Mostly, what hasn’t changed over the years is the reality that an overwhelming majority of Bridge guests are Black men. In 2014, 46.6% of people in St. Louis City were white, and 47.5% were Black. Standing in that dining room, you’d never guess the percentages are so similar. Not remotely.

So today I’ve been sad. And angry. There’s no good reason for homelessness to begin with, and there’s certainly no good reason why the overwhelming majority of people without homes in St. Louis are Black. You will never convince me that racial injustice isn’t real. It is real. And it’s ugly.

And, as my friend Willis Johnson has said more times than I can count, it may not be our fault, but it must be our fight. So that’s what I’m going to do.
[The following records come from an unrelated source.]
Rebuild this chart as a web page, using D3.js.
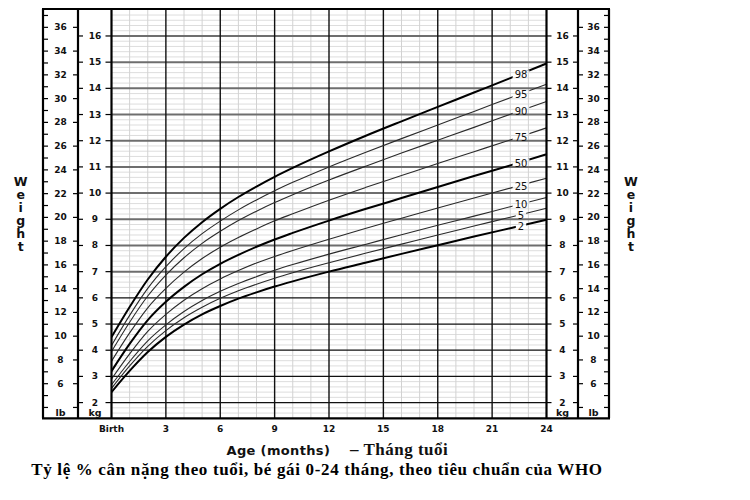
<!DOCTYPE html>
<html><head><meta charset="utf-8">
<script src="https://cdn.jsdelivr.net/npm/d3@7"></script>
<style>body{margin:0;background:#fff}svg{display:block}
.vert{writing-mode:vertical-rl;text-orientation:upright;}</style>
</head><body><svg id="c" width="750" height="500"></svg>
<script>
// ---- data ----
const months = [0,1,2,3,4,5,6,7,8,9,10,12,14,16,18,20,22,24];
const percentileNames = ["2","5","10","25","50","75","90","95","98"];
const p2  = [2.40,3.21,3.93,4.51,4.98,5.37,5.69,5.97,6.21,6.43,6.63,7.00,7.34,7.68,8.01,8.34,8.66,8.98];
const p5  = [2.54,3.40,4.15,4.75,5.24,5.64,5.98,6.27,6.52,6.75,6.96,7.34,7.70,8.05,8.40,8.74,9.08,9.42];
const p10 = [2.68,3.57,4.36,4.97,5.48,5.90,6.25,6.55,6.81,7.05,7.27,7.67,8.04,8.41,8.77,9.12,9.48,9.83];
const p25 = [2.90,3.86,4.72,5.37,5.91,6.35,6.72,7.04,7.33,7.58,7.81,8.24,8.65,9.04,9.43,9.81,10.19,10.57];
const p50 = [3.20,4.24,5.15,5.85,6.42,6.90,7.30,7.64,7.95,8.23,8.48,8.95,9.39,9.81,10.23,10.65,11.06,11.48];
const p75 = [3.58,4.66,5.62,6.36,6.98,7.50,7.93,8.30,8.63,8.94,9.21,9.73,10.21,10.67,11.13,11.58,12.03,12.49];
const p90 = [3.95,5.07,6.07,6.87,7.53,8.08,8.54,8.95,9.31,9.64,9.94,10.50,11.02,11.53,12.02,12.51,13.01,13.50];
const p95 = [4.18,5.33,6.36,7.19,7.88,8.45,8.93,9.36,9.74,10.09,10.41,11.00,11.55,12.08,12.60,13.12,13.64,14.16];
const p98 = [4.50,5.65,6.70,7.57,8.29,8.89,9.40,9.85,10.25,10.62,10.96,11.59,12.18,12.74,13.29,13.84,14.39,14.95];
const seriesValues = [p2,p5,p10,p25,p50,p75,p90,p95,p98];
const boldSeries = ["2","50","98"];

const kgTicks = [2,3,4,5,6,7,8,9,10,11,12,13,14,15,16];
const lbTickLabels = [6,8,10,12,14,16,18,20,22,24,26,28,30,32,34,36];
const monthTicks = [0,3,6,9,12,15,18,21,24];
const monthTickLabels = ["Birth","3","6","9","12","15","18","21","24"];
const xTitleEn = "Age (months)";
const xTitleVi = "– Tháng tuổi";
const yTitle = "Weight";
const chartTitle = "Tỷ lệ % cân nặng theo tuổi, bé gái 0-24 tháng, theo tiêu chuẩn của WHO";

// ---- layout ----
const X0=111.5, X1=546.5, Y0=418.3, Y1=9;
const LB_L=43, KG_L=78, KG_R=578, LB_R=609;
const x = d3.scaleLinear().domain([0,24]).range([X0,X1]);
const y = d3.scaleLinear().domain([1.4,17.03]).range([Y0,Y1]);
const LB2KG = 1/2.20462;
const yLb = lb => y(lb*LB2KG);
const sans = "'DejaVu Sans', Verdana, sans-serif";
const serif = "'Liberation Serif', 'Times New Roman', serif";

const svg = d3.select("#c");
svg.append("rect").attr("width",750).attr("height",500).attr("fill","#fff");

const grid = svg.append("g");
const minorH = d3.range(16,171,2).map(v=>v/10).filter(v=>Math.abs(v-Math.round(v))>1e-6);
grid.selectAll(".mh").data(minorH).enter().append("line")
  .attr("x1",X0).attr("x2",X1).attr("y1",d=>y(d)).attr("y2",d=>y(d))
  .attr("stroke","#dddddd").attr("stroke-width",1);
const minorV = d3.range(1,24).filter(m=>m%3!==0);
grid.selectAll(".mv").data(minorV).enter().append("line")
  .attr("x1",d=>x(d)).attr("x2",d=>x(d)).attr("y1",Y1).attr("y2",Y0)
  .attr("stroke","#d2d2d2").attr("stroke-width",1);
grid.selectAll(".MH").data(kgTicks).enter().append("line")
  .attr("x1",X0).attr("x2",X1).attr("y1",d=>y(d)).attr("y2",d=>y(d))
  .attr("stroke",d=>d<=6?"#111":"#6e6e6e").attr("stroke-width",d=>d<=6?1.3:2);
grid.selectAll(".MV").data(monthTicks.filter(m=>m>0&&m<24)).enter().append("line")
  .attr("x1",d=>x(d)).attr("x2",d=>x(d)).attr("y1",Y1).attr("y2",Y0)
  .attr("stroke","#111").attr("stroke-width",1.4);

// ---- curves ----
const labelMonth = (521-X0)/((X1-X0)/24);
function valueAt(arr,m){
  const i = Math.min(d3.bisectRight(months,m),months.length-1);
  const a=months[i-1], b=months[i];
  return arr[i-1]+(arr[i]-arr[i-1])*(m-a)/(b-a);
}
const labels = percentileNames.map((n,i)=>({name:n, yv:y(valueAt(seriesValues[i],labelMonth))+1}));

const defs = svg.append("defs");
const mask = defs.append("mask").attr("id","gapmask").attr("maskUnits","userSpaceOnUse")
  .attr("x",0).attr("y",0).attr("width",750).attr("height",500);
mask.append("rect").attr("x",0).attr("y",0).attr("width",750).attr("height",500).attr("fill","#fff");
defs.append("clipPath").attr("id","plotclip").append("rect")
  .attr("x",X0).attr("y",Y1).attr("width",X1-X0).attr("height",Y0-Y1);

const line = d3.line().x((d,i)=>x(months[i])).y(d=>y(d)).curve(d3.curveMonotoneX);
const curves = svg.append("g").attr("mask","url(#gapmask)").attr("clip-path","url(#plotclip)");
curves.selectAll("path").data(seriesValues).enter().append("path")
  .attr("d",d=>line(d)).attr("fill","none")
  .attr("stroke",(d,i)=>boldSeries.includes(percentileNames[i])?"#000":"#2a2a2a")
  .attr("stroke-width",(d,i)=>boldSeries.includes(percentileNames[i])?2:1.1);

const lblG = svg.append("g");
labels.forEach(l=>{
  const t = lblG.append("text").attr("x",521).attr("y",l.yv)
    .attr("text-anchor","middle").attr("dominant-baseline","central")
    .attr("font-family",sans).attr("font-size",10).attr("fill","#111").text(l.name);
  const bb = t.node().getBBox();
  mask.append("rect").attr("x",bb.x-2).attr("y",bb.y+1).attr("width",bb.width+4).attr("height",bb.height-2).attr("fill","#000");
});

// ---- frame ----
const frame = svg.append("g").attr("stroke","#000").attr("stroke-width",2.2);
[LB_L,KG_L,X0,X1,KG_R,LB_R].forEach(xx=>frame.append("line").attr("x1",xx).attr("x2",xx).attr("y1",Y1).attr("y2",Y0));
frame.append("line").attr("x1",LB_L-1).attr("x2",LB_R+1).attr("y1",Y1).attr("y2",Y1);
frame.append("line").attr("x1",LB_L-1).attr("x2",LB_R+1).attr("y1",Y0).attr("y2",Y0);

// ---- kg / lb columns ----
const ax = svg.append("g");
function tick(x1,x2,yy){ax.append("line").attr("x1",x1).attr("x2",x2).attr("y1",yy).attr("y2",yy).attr("stroke","#000").attr("stroke-width",1.2);}
function label(xx,yy,txt,size){ax.append("text").attr("x",xx).attr("y",yy).attr("text-anchor","middle").attr("dominant-baseline","central")
  .attr("font-family",sans).attr("font-weight","bold").attr("font-size",size||9).attr("fill","#111").text(txt);}
kgTicks.forEach(k=>{
  const yy=y(k);
  tick(KG_L,KG_L+5,yy); tick(X0-6,X0,yy); label(95,yy,k);
  tick(X1,X1+5,yy); tick(KG_R-5,KG_R,yy); label(562.5,yy,k);
});
d3.range(4,38).forEach(lb=>{
  const yy=yLb(lb);
  if(yy<Y1+3||yy>Y0-3) return;
  tick(LB_L,LB_L+5,yy); tick(LB_R-5,LB_R,yy);
  if(lb%2===0){ tick(KG_L-5,KG_L,yy); tick(KG_R,KG_R+5,yy); }
});
lbTickLabels.forEach(lb=>{ const yy=yLb(lb); label(60.5,yy,lb); label(593.5,yy,lb); });
label(60.5,412,"lb",9.5); label(95,412,"kg",9.5);
label(562.5,412,"kg",9.5); label(593.5,412,"lb",9.5);

// ---- bottom axis ----
monthTicks.forEach((m,i)=>label(x(m),429,monthTickLabels[i],9));

svg.append("text").attr("x",226.5).attr("y",454.5).attr("font-family",sans).attr("font-weight","bold")
  .attr("font-size",13).attr("letter-spacing",0.35).attr("fill","#111").text(xTitleEn);
svg.append("text").attr("x",350).attr("y",455).attr("font-family",serif).attr("font-weight","bold")
  .attr("font-size",17).attr("letter-spacing",0.5).attr("fill","#111").text(xTitleVi);
svg.append("text").attr("x",317).attr("y",474.5).attr("text-anchor","middle").attr("font-family",serif).attr("font-weight","bold")
  .attr("font-size",17).attr("letter-spacing",0.66).attr("fill","#000").text(chartTitle);

// ---- Weight vertical labels ----
[20.7,631].forEach(xx=>{
  svg.append("text").attr("class","vert").attr("x",xx).attr("y",174.3)
    .attr("font-family",sans).attr("font-weight","bold").attr("font-size",12.5)
    .attr("letter-spacing",-2.1).attr("fill","#111").text(yTitle);
});
</script></body></html>
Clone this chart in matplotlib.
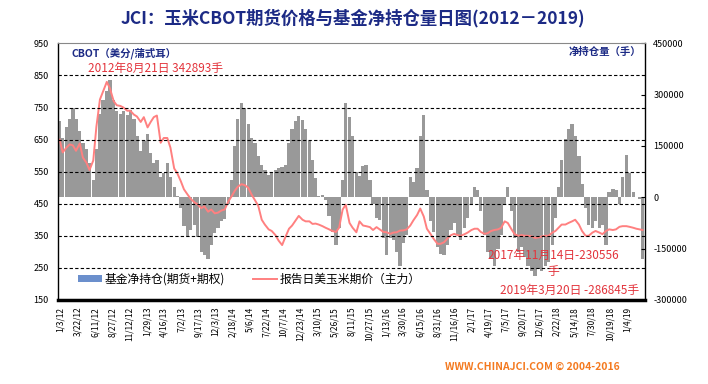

I’m tired of seeing all those Black faces in that dining room.



  1. mo costello   •  

    Great post, Kelly. Thanks for your years at the Bridge and thanks for your commitment to the fight.

  2. Vanessa F   •  

    I understand the frustration. It is hard, especially seeing the same faces trapped in the cycle of poverty for years. I have worked in the education system, the mental health system, and volunteered with shelters and transitional housing. I have come to the conclusion that we must accept 1) that mental health plays a huge role in homelessness, and 2) as a society, we may have to reassess whether or not it is “kinder” to let a mentally ill homeless have the “liberty” to live and suffer on the streets with their addictions. Also, 3) we have to stop ignoring that IQ plays a role in homelessness. Some ethnic groups have lower IQ’s, (that does NOT mean they are less valuable people!!), and our modern society simply does not allow for enough physical labor, and low skill jobs that pay a living wage. Social media and advertising make it worse – long gone is the era where the average person could be happy with an average lifestyle. The constant bombardment of ads and iphones and luxury cars makes it difficult for the average person to accept that they can be happy without these items. Raising minimum wage doesn’t seem to help much (cost of living rises, and people get replaced w machines), nor does offering free college classes to those who struggle with advanced skills. There isn’t a great answer yet… but the first step is admitting that mental health and IQ play important roles… much greater roles than “prejudice”. In a nation where we have a well respected bi-racial President, I think it’s time to stop blaming white people, and start looking at real solutions for these problems. Great blog, I love your writing!

  3. Kelley   •     Author

    Hey, Vanessa. Thanks for taking the time to share your thoughts and for your work with vulnerable populations. There are so many factors involved in homelessness that it’s certainly difficult to tease out those we can influence from those beyond our control.

    I have to admit that I had a visceral, negative reaction to your assertion that “some ethnic groups have lower IQs”–largely because the tests we use to measure intelligence are wonky on multiple levels. It may be more helpful to talk about how to get higher-quality education in lower-income communities. And yes, mental health does play a role in homelessness, as does substance abuse. That makes our work more difficult, but no less necessary, as you know.

    To be clear: I’m not blaming white people. But I also wouldn’t put prejudice in quotation marks, because doing so seems to suggest it’s not real. I can’t think of any real solutions to poverty and homelessness that don’t attend to the realities of white privilege and systemic racism.

    Finally, HIGH FIVE on your comments about consumerism! Yes, yes, yes.